Material start
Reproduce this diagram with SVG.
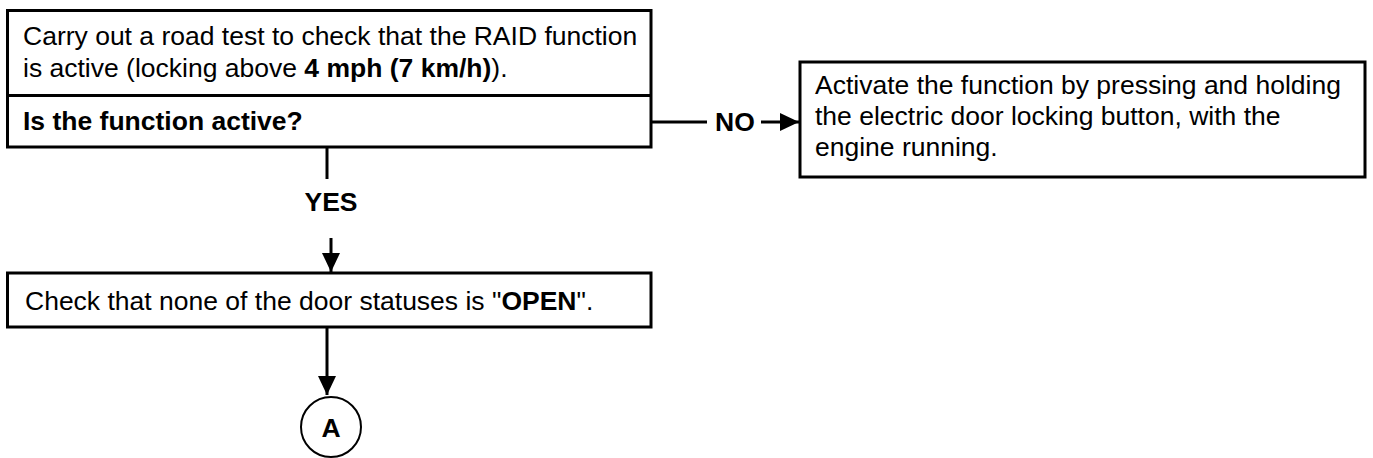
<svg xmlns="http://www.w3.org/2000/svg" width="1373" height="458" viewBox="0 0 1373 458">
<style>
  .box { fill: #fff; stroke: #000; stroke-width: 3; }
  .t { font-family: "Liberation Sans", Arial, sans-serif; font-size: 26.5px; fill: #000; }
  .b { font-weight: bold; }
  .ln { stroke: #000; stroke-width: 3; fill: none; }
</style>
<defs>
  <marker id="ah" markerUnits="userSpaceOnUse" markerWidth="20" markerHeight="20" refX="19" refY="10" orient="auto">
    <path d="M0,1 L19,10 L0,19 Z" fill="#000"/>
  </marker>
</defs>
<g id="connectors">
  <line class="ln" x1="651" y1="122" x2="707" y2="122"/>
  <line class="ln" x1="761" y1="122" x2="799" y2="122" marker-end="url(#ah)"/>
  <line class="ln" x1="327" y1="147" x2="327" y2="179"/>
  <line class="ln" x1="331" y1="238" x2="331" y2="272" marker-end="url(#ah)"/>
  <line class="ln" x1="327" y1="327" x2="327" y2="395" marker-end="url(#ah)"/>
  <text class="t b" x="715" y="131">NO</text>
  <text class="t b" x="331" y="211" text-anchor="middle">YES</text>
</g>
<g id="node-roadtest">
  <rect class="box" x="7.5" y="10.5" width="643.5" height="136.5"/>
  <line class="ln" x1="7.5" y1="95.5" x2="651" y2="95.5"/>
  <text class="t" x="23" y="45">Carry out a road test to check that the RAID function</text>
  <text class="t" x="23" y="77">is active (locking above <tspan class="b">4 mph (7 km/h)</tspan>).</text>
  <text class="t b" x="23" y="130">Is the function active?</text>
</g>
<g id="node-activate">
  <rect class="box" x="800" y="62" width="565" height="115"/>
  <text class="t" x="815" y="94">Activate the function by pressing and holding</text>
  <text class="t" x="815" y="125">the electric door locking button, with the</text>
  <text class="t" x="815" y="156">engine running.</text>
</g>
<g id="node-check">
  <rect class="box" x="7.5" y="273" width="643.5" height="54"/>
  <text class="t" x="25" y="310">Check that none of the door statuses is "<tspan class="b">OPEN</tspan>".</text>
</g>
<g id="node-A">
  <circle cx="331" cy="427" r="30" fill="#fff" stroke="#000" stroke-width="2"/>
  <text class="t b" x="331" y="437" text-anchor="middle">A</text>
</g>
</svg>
Material end
**Problem details:**
Skip the pictures, then retype every line above exactly.

**Written answer:**
Reproduce this diagram with SVG.
<svg xmlns="http://www.w3.org/2000/svg" width="1373" height="458" viewBox="0 0 1373 458">
<style>
  .box { fill: #fff; stroke: #000; stroke-width: 3; }
  .t { font-family: "Liberation Sans", Arial, sans-serif; font-size: 26.5px; fill: #000; }
  .b { font-weight: bold; }
  .ln { stroke: #000; stroke-width: 3; fill: none; }
</style>
<defs>
  <marker id="ah" markerUnits="userSpaceOnUse" markerWidth="20" markerHeight="20" refX="19" refY="10" orient="auto">
    <path d="M0,1 L19,10 L0,19 Z" fill="#000"/>
  </marker>
</defs>
<g id="connectors">
  <line class="ln" x1="651" y1="122" x2="707" y2="122"/>
  <line class="ln" x1="761" y1="122" x2="799" y2="122" marker-end="url(#ah)"/>
  <line class="ln" x1="327" y1="147" x2="327" y2="179"/>
  <line class="ln" x1="331" y1="238" x2="331" y2="272" marker-end="url(#ah)"/>
  <line class="ln" x1="327" y1="327" x2="327" y2="395" marker-end="url(#ah)"/>
  <text class="t b" x="715" y="131">NO</text>
  <text class="t b" x="331" y="211" text-anchor="middle">YES</text>
</g>
<g id="node-roadtest">
  <rect class="box" x="7.5" y="10.5" width="643.5" height="136.5"/>
  <line class="ln" x1="7.5" y1="95.5" x2="651" y2="95.5"/>
  <text class="t" x="23" y="45">Carry out a road test to check that the RAID function</text>
  <text class="t" x="23" y="77">is active (locking above <tspan class="b">4 mph (7 km/h)</tspan>).</text>
  <text class="t b" x="23" y="130">Is the function active?</text>
</g>
<g id="node-activate">
  <rect class="box" x="800" y="62" width="565" height="115"/>
  <text class="t" x="815" y="94">Activate the function by pressing and holding</text>
  <text class="t" x="815" y="125">the electric door locking button, with the</text>
  <text class="t" x="815" y="156">engine running.</text>
</g>
<g id="node-check">
  <rect class="box" x="7.5" y="273" width="643.5" height="54"/>
  <text class="t" x="25" y="310">Check that none of the door statuses is "<tspan class="b">OPEN</tspan>".</text>
</g>
<g id="node-A">
  <circle cx="331" cy="427" r="30" fill="#fff" stroke="#000" stroke-width="2"/>
  <text class="t b" x="331" y="437" text-anchor="middle">A</text>
</g>
</svg>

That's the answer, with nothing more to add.